Provided data -
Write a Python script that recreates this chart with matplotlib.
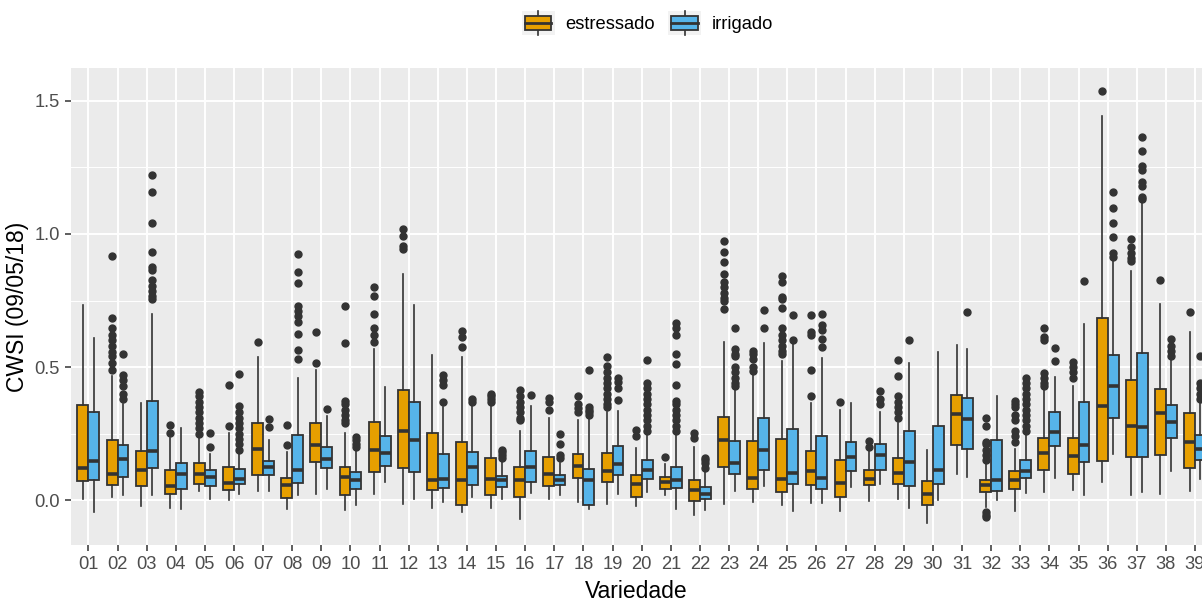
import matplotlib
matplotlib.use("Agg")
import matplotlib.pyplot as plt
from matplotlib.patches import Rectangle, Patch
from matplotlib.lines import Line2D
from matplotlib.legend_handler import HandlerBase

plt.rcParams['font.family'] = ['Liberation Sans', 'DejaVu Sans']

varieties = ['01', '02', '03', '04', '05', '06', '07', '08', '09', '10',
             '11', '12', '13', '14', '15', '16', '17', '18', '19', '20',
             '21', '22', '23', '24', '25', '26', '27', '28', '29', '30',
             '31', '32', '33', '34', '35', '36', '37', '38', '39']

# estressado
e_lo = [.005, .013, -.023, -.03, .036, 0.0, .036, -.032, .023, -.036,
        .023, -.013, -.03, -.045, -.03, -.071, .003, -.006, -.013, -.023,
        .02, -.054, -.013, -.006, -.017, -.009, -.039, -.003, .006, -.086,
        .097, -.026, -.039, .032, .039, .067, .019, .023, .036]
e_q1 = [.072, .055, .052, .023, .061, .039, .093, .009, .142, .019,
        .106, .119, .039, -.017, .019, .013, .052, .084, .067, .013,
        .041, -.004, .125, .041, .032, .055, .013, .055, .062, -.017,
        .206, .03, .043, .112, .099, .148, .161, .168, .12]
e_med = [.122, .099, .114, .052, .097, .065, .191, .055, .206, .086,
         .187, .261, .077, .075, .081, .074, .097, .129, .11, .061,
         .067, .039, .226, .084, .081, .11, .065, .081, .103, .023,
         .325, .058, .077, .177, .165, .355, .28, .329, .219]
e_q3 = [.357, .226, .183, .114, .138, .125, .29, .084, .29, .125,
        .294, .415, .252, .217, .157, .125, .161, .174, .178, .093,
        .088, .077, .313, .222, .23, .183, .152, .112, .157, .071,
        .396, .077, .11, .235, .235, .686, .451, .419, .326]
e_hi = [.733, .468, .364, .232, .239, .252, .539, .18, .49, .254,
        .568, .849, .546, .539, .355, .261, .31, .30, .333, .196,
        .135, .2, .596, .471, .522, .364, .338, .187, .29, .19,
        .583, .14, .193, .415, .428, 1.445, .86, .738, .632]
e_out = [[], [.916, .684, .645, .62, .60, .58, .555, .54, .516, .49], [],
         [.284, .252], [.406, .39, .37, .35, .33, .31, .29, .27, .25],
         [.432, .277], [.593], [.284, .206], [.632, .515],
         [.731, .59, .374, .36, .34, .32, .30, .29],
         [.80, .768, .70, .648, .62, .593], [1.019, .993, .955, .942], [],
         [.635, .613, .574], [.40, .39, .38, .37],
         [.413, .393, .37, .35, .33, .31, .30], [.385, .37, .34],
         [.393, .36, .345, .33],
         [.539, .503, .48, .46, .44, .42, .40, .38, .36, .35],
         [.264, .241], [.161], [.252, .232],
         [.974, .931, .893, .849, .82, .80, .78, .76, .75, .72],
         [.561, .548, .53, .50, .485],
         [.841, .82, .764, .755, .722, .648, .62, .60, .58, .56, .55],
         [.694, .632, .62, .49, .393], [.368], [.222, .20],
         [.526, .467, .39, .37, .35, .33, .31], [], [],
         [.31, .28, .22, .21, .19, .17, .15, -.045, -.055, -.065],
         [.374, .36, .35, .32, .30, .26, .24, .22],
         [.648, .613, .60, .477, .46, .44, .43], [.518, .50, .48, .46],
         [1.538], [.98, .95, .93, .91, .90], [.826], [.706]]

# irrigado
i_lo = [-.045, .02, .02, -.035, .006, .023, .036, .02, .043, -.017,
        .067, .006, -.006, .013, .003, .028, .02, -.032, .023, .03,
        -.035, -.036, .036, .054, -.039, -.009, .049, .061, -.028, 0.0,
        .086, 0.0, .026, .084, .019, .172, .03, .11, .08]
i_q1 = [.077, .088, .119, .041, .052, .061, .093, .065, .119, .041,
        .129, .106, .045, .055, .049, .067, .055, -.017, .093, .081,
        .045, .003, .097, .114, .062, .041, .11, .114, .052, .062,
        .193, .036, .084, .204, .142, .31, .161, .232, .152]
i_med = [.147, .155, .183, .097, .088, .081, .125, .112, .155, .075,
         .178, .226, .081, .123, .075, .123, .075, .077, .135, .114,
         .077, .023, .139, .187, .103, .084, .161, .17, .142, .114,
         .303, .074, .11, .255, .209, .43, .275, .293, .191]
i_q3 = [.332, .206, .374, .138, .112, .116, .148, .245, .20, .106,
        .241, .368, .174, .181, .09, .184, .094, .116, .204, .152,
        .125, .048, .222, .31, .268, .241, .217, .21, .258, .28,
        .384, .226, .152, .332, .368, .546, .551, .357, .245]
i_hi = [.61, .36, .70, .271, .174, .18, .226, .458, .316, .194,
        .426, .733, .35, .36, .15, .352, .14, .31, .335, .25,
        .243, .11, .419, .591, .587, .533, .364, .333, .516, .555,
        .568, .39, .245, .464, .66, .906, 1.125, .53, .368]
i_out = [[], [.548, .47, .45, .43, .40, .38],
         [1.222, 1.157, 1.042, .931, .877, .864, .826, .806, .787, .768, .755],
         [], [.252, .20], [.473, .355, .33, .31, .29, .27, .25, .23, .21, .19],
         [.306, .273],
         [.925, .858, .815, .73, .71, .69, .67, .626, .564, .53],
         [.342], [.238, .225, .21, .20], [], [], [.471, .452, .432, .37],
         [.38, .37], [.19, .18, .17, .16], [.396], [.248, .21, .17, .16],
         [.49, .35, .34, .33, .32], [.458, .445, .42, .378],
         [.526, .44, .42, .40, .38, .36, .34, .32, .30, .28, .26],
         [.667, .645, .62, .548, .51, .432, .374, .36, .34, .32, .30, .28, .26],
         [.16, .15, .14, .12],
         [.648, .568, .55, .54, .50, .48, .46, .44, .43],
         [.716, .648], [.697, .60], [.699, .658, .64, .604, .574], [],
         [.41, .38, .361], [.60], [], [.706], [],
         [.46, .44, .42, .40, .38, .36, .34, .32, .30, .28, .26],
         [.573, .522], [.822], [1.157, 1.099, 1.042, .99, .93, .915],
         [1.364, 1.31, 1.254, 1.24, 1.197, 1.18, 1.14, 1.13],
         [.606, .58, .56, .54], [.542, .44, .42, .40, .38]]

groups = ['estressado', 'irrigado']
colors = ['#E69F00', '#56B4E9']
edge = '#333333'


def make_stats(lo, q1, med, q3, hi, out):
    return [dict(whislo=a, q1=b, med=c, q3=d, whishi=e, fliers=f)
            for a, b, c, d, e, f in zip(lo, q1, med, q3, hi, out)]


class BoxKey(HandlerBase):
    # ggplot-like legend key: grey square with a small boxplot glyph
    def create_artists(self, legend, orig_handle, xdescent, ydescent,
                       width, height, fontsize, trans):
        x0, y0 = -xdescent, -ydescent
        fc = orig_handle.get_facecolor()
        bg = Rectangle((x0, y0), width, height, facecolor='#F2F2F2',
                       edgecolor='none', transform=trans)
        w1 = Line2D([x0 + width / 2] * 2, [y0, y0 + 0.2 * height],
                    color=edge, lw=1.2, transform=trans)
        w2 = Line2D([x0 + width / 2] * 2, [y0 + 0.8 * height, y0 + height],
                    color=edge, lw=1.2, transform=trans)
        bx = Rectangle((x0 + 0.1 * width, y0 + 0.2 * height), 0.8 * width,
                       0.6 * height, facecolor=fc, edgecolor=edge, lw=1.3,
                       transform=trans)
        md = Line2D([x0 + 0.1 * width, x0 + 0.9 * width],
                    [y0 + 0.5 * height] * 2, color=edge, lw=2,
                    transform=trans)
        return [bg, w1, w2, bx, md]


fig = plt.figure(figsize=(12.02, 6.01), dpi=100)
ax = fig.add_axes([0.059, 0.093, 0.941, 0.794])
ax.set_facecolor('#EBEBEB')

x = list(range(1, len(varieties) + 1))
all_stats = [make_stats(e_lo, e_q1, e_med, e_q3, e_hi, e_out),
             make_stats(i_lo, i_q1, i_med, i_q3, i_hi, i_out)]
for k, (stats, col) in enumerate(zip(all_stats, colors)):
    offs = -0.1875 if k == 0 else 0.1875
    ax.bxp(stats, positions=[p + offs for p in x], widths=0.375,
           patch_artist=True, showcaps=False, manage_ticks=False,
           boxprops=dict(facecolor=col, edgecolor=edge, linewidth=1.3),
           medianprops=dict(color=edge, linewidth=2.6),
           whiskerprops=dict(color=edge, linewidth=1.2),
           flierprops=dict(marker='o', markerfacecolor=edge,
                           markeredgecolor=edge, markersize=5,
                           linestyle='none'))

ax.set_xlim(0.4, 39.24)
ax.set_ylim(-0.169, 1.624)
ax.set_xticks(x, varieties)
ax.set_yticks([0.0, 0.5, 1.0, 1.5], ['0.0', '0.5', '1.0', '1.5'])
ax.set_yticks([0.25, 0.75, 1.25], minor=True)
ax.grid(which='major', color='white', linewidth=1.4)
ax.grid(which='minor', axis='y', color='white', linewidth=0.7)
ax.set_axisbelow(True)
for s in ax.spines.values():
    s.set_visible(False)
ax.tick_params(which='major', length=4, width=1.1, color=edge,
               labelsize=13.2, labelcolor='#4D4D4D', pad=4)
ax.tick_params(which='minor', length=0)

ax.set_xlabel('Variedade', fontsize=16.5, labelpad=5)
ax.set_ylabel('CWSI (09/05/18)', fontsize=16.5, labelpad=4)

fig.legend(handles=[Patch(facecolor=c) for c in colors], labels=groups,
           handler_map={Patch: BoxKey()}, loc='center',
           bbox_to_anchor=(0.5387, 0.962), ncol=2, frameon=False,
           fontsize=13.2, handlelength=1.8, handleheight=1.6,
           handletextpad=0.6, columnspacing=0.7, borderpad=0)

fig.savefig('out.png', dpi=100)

Your instructions - Up to and including the line with "from matplotlib.legend_handler import", copy the data above from its first line. Skip pictures.

Full solution -
Write a Python script that recreates this chart with matplotlib.
import matplotlib
matplotlib.use("Agg")
import matplotlib.pyplot as plt
from matplotlib.patches import Rectangle, Patch
from matplotlib.lines import Line2D
from matplotlib.legend_handler import HandlerBase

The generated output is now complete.